Afrosound is used to denote a thrilling and sometimes freaky soundtrack that chronicles the acceptance, evolution, diffusion and mainstreaming of the country's rich Afro-coastal heritage over a 30-year period. The music was taken from the Caribbean and largely agrarian savannah departments and transported inland to the country's more industrialized mountain regions, where it was translated, simplified, mass marketed, manufactured, recycled, modernized and globalized (with additives from distant shores). It was then packaged with a sexy lady on the cover and thanks to Don Antonio Fuentes' music mogul vision, sold to Latin America (and later the world at large) in order to make it dance to his beloved costeño rhythms.

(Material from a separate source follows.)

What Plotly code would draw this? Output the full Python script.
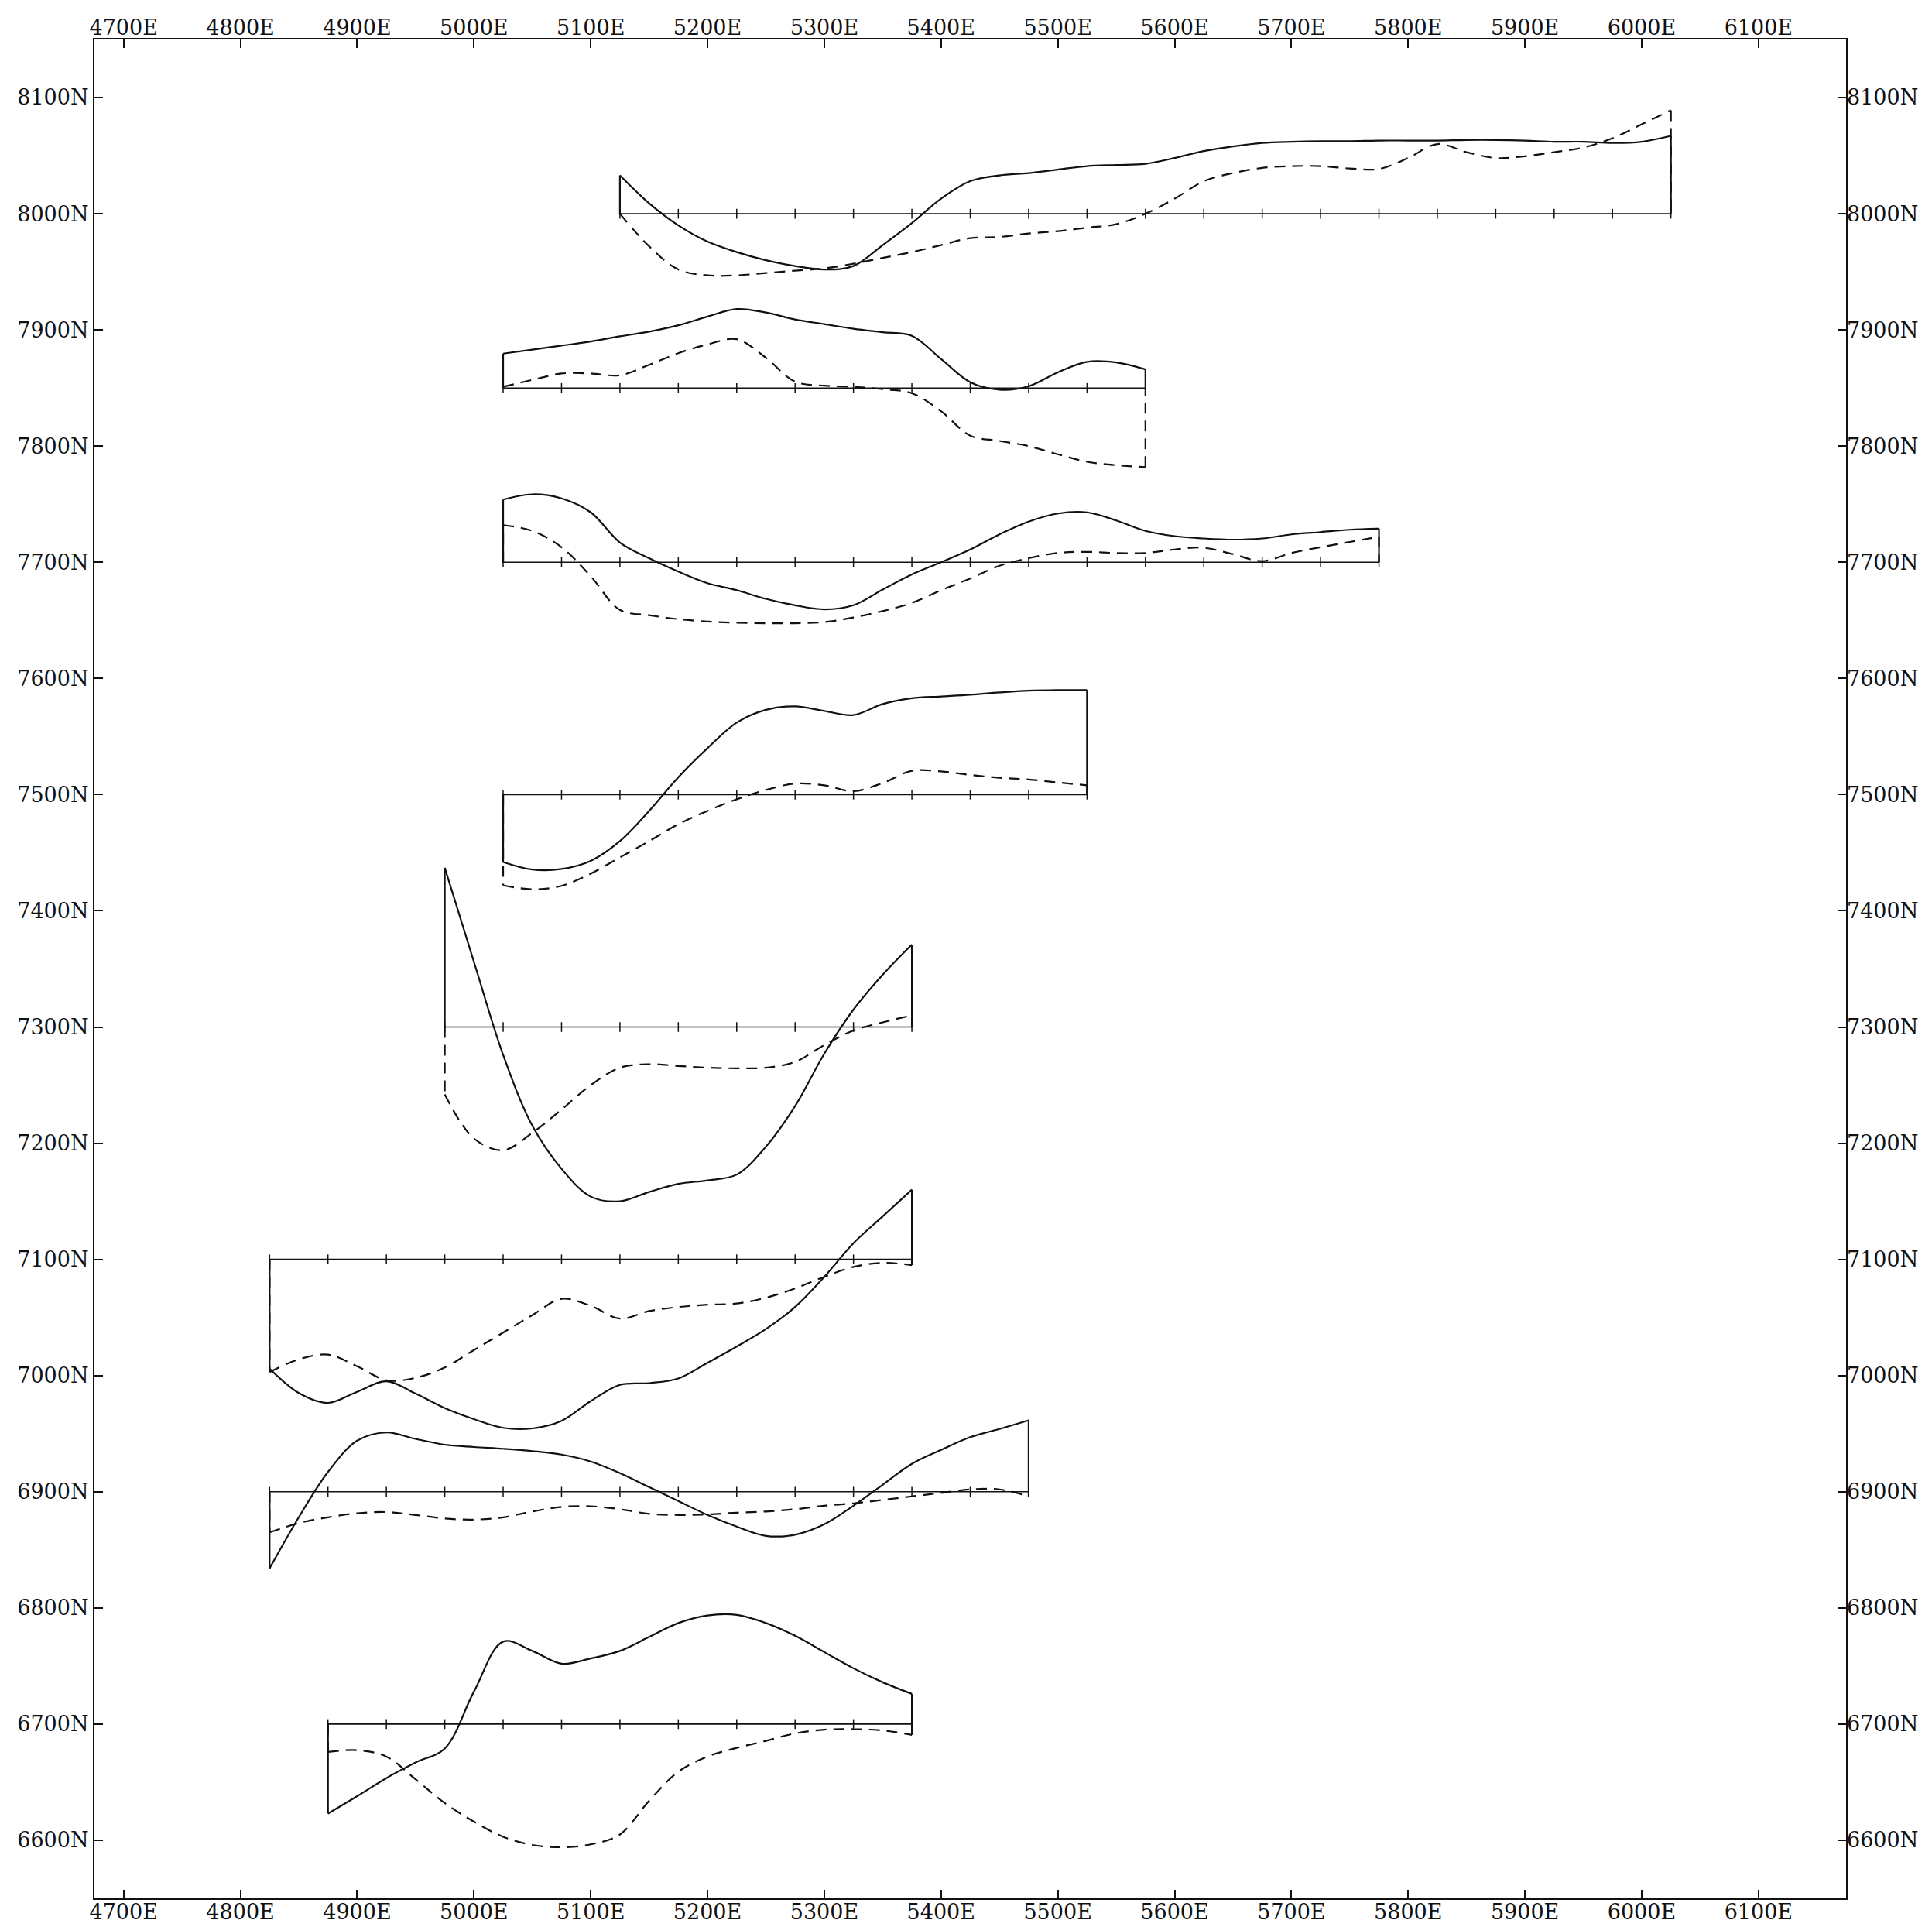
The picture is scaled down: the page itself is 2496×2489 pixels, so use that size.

Through Fuentes and other labels like Codiscos and Sonolux, the raw resources of this Afrosound culture were melted down and shaped into black wax and diffused outward in all directions from the antioqueño cities of Medellín and Bogotá, where the major bulk of the music production industry resided in the 50s through the 80s. This Afro-vibration was sent out from the cold, misty high mountains and bounced back down to the flattened plains, meandering rivers, verdant valleys, steaming jungle and whispering shores of the azure sea, where it was resold to the original regions that inspired it and traveled to further lands beyond the horizon, like Mexico, Peru, Venezuela, Argentina. There were also several smaller coastal-based labels like Curro and Tropical that did much the same thing, but maintained a local base of operations for their work. You would have found this sound in little moldy hardware, musical instrument and dry-goods stores, or broadcast on radios in buses, cars, trucks, fishermen's canoes, even lashed to burros. It blasted in bars, hotels, on beaches from transistors. It was played on the booming sound systems at the outdoor black champetero parties under the palm trees and in the palenques, social clubs and house parties in working-class barrios, on crackling loudspeakers blaring from street festivals, in plazas. This incredible stream of black gold adorned and enriched the public airways of Cali, Buenaventura, Cartagena, Baranquilla, to become a symbol of pride and part of Colombia's collective identity.

Afrosound is not really something tangible that can be tied down and bound to a critic's rules. Nor is it some venerable folkloric strain passed down through generations from time immemorial. It's a modern bastard hybrid, syncretic and synthetic, spawned in the studio, co-opted by government, commodified by an industry that could only have been born in the era of the global village. It is more accurate to think of it as a state of mind, a way of creating, playing, seeing and hearing. The unifying factor of this second volume is still the same: African roots or influences and the period of experimentation, self expression, upheaval, rebellion and rebirth in the industry, nurtured by Discos Fuentes and its stable of musicians, producers and engineers.